◆ **Records with drawing code**
=====

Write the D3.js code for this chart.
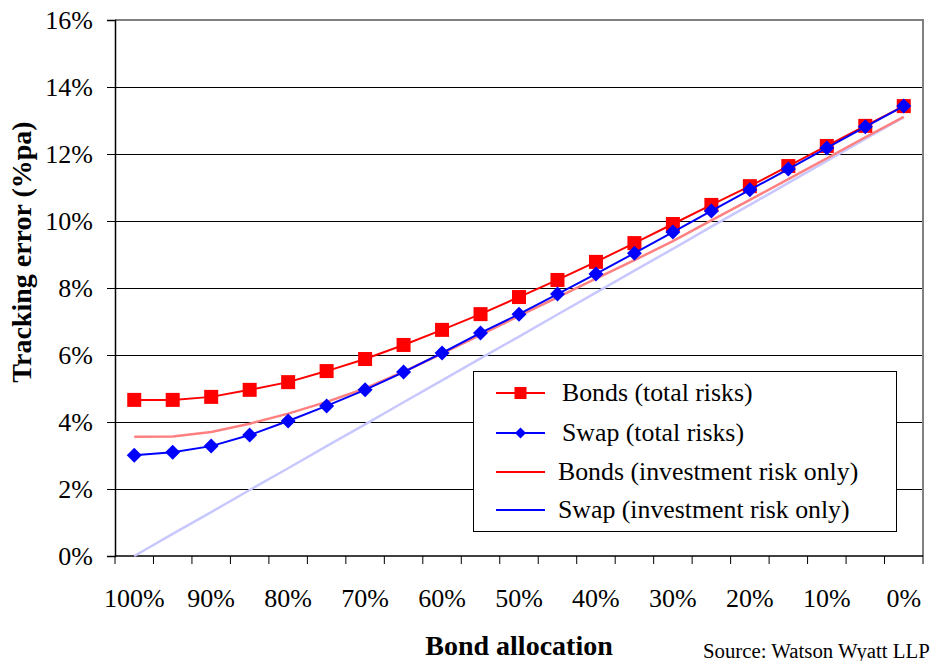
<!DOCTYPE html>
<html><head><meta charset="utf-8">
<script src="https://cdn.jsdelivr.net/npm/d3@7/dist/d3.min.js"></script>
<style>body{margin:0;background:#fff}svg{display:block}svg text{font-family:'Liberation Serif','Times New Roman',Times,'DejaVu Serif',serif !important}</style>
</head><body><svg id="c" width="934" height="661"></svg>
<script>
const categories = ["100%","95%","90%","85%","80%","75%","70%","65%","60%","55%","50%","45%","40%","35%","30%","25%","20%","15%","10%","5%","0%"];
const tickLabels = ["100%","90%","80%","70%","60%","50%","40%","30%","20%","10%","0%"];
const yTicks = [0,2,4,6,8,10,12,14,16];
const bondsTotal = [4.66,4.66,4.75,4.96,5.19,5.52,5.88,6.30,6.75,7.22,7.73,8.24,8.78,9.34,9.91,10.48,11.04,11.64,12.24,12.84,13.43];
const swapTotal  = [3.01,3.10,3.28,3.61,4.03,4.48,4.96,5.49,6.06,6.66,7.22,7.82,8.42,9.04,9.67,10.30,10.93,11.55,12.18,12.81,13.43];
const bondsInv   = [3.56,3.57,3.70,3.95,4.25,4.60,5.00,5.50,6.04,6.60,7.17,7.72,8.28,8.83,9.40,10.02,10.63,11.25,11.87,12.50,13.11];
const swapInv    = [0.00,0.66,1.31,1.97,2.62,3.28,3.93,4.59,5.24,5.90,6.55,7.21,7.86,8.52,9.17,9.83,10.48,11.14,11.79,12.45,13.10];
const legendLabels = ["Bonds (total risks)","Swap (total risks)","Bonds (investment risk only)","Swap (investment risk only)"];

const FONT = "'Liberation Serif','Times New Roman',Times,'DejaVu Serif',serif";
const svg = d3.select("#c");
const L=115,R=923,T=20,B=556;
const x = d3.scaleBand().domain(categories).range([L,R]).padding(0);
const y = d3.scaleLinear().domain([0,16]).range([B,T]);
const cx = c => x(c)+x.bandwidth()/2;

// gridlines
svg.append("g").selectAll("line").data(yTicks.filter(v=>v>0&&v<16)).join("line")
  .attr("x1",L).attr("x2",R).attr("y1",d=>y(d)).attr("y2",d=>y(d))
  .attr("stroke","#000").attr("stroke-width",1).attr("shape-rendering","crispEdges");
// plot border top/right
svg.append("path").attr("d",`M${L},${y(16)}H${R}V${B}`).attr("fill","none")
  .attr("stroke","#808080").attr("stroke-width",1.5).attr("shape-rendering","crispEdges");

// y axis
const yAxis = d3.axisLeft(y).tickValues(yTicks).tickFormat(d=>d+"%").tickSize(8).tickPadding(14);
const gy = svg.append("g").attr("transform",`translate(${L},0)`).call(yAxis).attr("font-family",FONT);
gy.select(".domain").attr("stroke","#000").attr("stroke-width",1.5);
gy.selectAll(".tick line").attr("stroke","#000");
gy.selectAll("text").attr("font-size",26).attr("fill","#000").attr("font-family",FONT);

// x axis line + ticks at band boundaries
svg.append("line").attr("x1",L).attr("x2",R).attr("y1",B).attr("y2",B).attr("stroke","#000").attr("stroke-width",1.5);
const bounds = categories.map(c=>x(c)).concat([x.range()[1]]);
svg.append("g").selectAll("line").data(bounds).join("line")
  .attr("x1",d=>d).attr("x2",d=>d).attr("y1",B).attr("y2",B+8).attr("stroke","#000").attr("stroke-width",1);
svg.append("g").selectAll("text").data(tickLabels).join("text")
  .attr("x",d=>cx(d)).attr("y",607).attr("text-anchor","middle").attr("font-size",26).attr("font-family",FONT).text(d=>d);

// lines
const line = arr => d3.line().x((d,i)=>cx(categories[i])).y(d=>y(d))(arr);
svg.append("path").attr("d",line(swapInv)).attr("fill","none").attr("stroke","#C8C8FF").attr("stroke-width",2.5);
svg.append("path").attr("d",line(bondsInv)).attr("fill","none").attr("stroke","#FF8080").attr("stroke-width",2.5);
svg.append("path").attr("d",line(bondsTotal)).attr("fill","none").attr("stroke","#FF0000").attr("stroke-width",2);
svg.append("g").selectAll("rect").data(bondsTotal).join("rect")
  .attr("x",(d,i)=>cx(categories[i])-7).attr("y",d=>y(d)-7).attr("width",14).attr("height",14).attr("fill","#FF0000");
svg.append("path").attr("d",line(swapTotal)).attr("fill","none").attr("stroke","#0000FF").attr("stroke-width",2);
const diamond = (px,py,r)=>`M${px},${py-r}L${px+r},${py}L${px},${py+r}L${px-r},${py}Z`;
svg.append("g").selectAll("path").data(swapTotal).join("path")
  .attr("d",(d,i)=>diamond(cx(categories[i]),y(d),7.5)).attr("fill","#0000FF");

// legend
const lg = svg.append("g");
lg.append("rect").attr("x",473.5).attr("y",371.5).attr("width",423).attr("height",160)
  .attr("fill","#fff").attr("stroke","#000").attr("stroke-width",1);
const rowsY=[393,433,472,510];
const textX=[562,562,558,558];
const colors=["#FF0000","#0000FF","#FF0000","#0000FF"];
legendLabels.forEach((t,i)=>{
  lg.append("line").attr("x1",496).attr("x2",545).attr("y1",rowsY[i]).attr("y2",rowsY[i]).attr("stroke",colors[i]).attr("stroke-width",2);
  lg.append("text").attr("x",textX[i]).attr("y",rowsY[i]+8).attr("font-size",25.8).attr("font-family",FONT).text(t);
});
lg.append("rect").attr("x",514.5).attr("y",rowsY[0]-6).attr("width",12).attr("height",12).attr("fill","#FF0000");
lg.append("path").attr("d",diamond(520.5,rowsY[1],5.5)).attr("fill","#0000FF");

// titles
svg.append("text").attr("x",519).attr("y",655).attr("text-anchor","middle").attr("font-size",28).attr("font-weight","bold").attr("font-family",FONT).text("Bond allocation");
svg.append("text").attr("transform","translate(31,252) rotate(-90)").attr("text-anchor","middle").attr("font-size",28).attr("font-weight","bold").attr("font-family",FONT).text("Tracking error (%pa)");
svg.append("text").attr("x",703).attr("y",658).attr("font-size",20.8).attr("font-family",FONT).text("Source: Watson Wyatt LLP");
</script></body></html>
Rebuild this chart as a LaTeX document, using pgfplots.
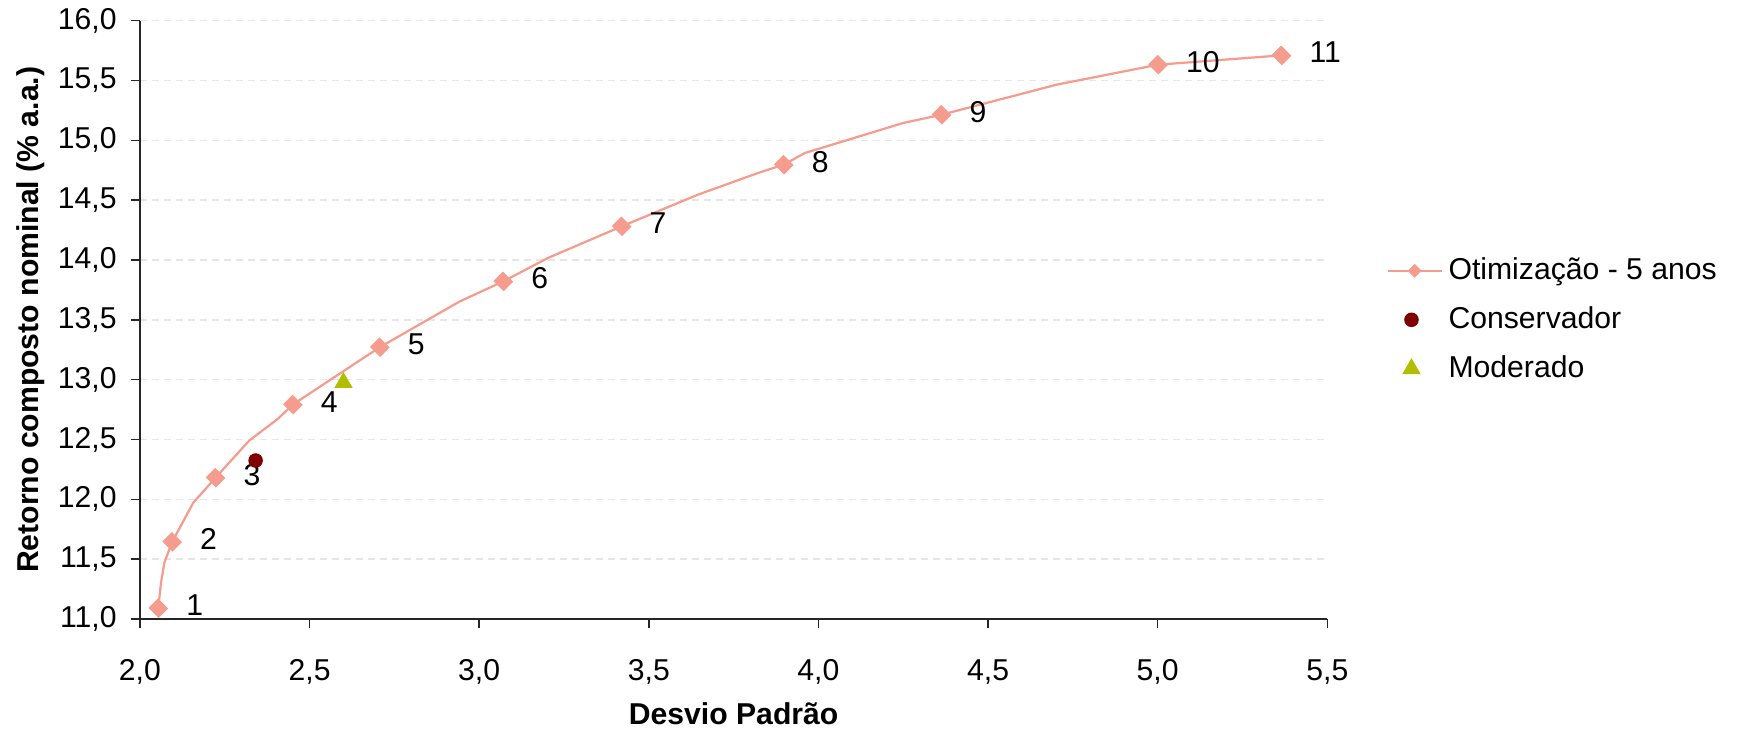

=====

◆ **YOUR OBJECTIVE**
Reproduce the records above exactly, leaving out every picture they contain.

◆ **EXPECTED ANSWER**
Write the D3.js code for this chart.
<!DOCTYPE html>
<html><head><meta charset="utf-8">
<script src="https://cdn.jsdelivr.net/npm/d3@7/dist/d3.min.js"></script>
<style>body{margin:0;background:#fff}svg{display:block}svg text{font-family:'Liberation Serif','Times New Roman',Times,'DejaVu Serif',serif !important}</style>
</head><body><svg id="c" width="934" height="661"></svg>
<script>
const categories = ["100%","95%","90%","85%","80%","75%","70%","65%","60%","55%","50%","45%","40%","35%","30%","25%","20%","15%","10%","5%","0%"];
const tickLabels = ["100%","90%","80%","70%","60%","50%","40%","30%","20%","10%","0%"];
const yTicks = [0,2,4,6,8,10,12,14,16];
const bondsTotal = [4.66,4.66,4.75,4.96,5.19,5.52,5.88,6.30,6.75,7.22,7.73,8.24,8.78,9.34,9.91,10.48,11.04,11.64,12.24,12.84,13.43];
const swapTotal  = [3.01,3.10,3.28,3.61,4.03,4.48,4.96,5.49,6.06,6.66,7.22,7.82,8.42,9.04,9.67,10.30,10.93,11.55,12.18,12.81,13.43];
const bondsInv   = [3.56,3.57,3.70,3.95,4.25,4.60,5.00,5.50,6.04,6.60,7.17,7.72,8.28,8.83,9.40,10.02,10.63,11.25,11.87,12.50,13.11];
const swapInv    = [0.00,0.66,1.31,1.97,2.62,3.28,3.93,4.59,5.24,5.90,6.55,7.21,7.86,8.52,9.17,9.83,10.48,11.14,11.79,12.45,13.10];
const legendLabels = ["Bonds (total risks)","Swap (total risks)","Bonds (investment risk only)","Swap (investment risk only)"];

const FONT = "'Liberation Serif','Times New Roman',Times,'DejaVu Serif',serif";
const svg = d3.select("#c");
const L=115,R=923,T=20,B=556;
const x = d3.scaleBand().domain(categories).range([L,R]).padding(0);
const y = d3.scaleLinear().domain([0,16]).range([B,T]);
const cx = c => x(c)+x.bandwidth()/2;

// gridlines
svg.append("g").selectAll("line").data(yTicks.filter(v=>v>0&&v<16)).join("line")
  .attr("x1",L).attr("x2",R).attr("y1",d=>y(d)).attr("y2",d=>y(d))
  .attr("stroke","#000").attr("stroke-width",1).attr("shape-rendering","crispEdges");
// plot border top/right
svg.append("path").attr("d",`M${L},${y(16)}H${R}V${B}`).attr("fill","none")
  .attr("stroke","#808080").attr("stroke-width",1.5).attr("shape-rendering","crispEdges");

// y axis
const yAxis = d3.axisLeft(y).tickValues(yTicks).tickFormat(d=>d+"%").tickSize(8).tickPadding(14);
const gy = svg.append("g").attr("transform",`translate(${L},0)`).call(yAxis).attr("font-family",FONT);
gy.select(".domain").attr("stroke","#000").attr("stroke-width",1.5);
gy.selectAll(".tick line").attr("stroke","#000");
gy.selectAll("text").attr("font-size",26).attr("fill","#000").attr("font-family",FONT);

// x axis line + ticks at band boundaries
svg.append("line").attr("x1",L).attr("x2",R).attr("y1",B).attr("y2",B).attr("stroke","#000").attr("stroke-width",1.5);
const bounds = categories.map(c=>x(c)).concat([x.range()[1]]);
svg.append("g").selectAll("line").data(bounds).join("line")
  .attr("x1",d=>d).attr("x2",d=>d).attr("y1",B).attr("y2",B+8).attr("stroke","#000").attr("stroke-width",1);
svg.append("g").selectAll("text").data(tickLabels).join("text")
  .attr("x",d=>cx(d)).attr("y",607).attr("text-anchor","middle").attr("font-size",26).attr("font-family",FONT).text(d=>d);

// lines
const line = arr => d3.line().x((d,i)=>cx(categories[i])).y(d=>y(d))(arr);
svg.append("path").attr("d",line(swapInv)).attr("fill","none").attr("stroke","#C8C8FF").attr("stroke-width",2.5);
svg.append("path").attr("d",line(bondsInv)).attr("fill","none").attr("stroke","#FF8080").attr("stroke-width",2.5);
svg.append("path").attr("d",line(bondsTotal)).attr("fill","none").attr("stroke","#FF0000").attr("stroke-width",2);
svg.append("g").selectAll("rect").data(bondsTotal).join("rect")
  .attr("x",(d,i)=>cx(categories[i])-7).attr("y",d=>y(d)-7).attr("width",14).attr("height",14).attr("fill","#FF0000");
svg.append("path").attr("d",line(swapTotal)).attr("fill","none").attr("stroke","#0000FF").attr("stroke-width",2);
const diamond = (px,py,r)=>`M${px},${py-r}L${px+r},${py}L${px},${py+r}L${px-r},${py}Z`;
svg.append("g").selectAll("path").data(swapTotal).join("path")
  .attr("d",(d,i)=>diamond(cx(categories[i]),y(d),7.5)).attr("fill","#0000FF");

// legend
const lg = svg.append("g");
lg.append("rect").attr("x",473.5).attr("y",371.5).attr("width",423).attr("height",160)
  .attr("fill","#fff").attr("stroke","#000").attr("stroke-width",1);
const rowsY=[393,433,472,510];
const textX=[562,562,558,558];
const colors=["#FF0000","#0000FF","#FF0000","#0000FF"];
legendLabels.forEach((t,i)=>{
  lg.append("line").attr("x1",496).attr("x2",545).attr("y1",rowsY[i]).attr("y2",rowsY[i]).attr("stroke",colors[i]).attr("stroke-width",2);
  lg.append("text").attr("x",textX[i]).attr("y",rowsY[i]+8).attr("font-size",25.8).attr("font-family",FONT).text(t);
});
lg.append("rect").attr("x",514.5).attr("y",rowsY[0]-6).attr("width",12).attr("height",12).attr("fill","#FF0000");
lg.append("path").attr("d",diamond(520.5,rowsY[1],5.5)).attr("fill","#0000FF");

// titles
svg.append("text").attr("x",519).attr("y",655).attr("text-anchor","middle").attr("font-size",28).attr("font-weight","bold").attr("font-family",FONT).text("Bond allocation");
svg.append("text").attr("transform","translate(31,252) rotate(-90)").attr("text-anchor","middle").attr("font-size",28).attr("font-weight","bold").attr("font-family",FONT).text("Tracking error (%pa)");
svg.append("text").attr("x",703).attr("y",658).attr("font-size",20.8).attr("font-family",FONT).text("Source: Watson Wyatt LLP");
</script></body></html>
Rebuild this chart as a LaTeX document, using pgfplots.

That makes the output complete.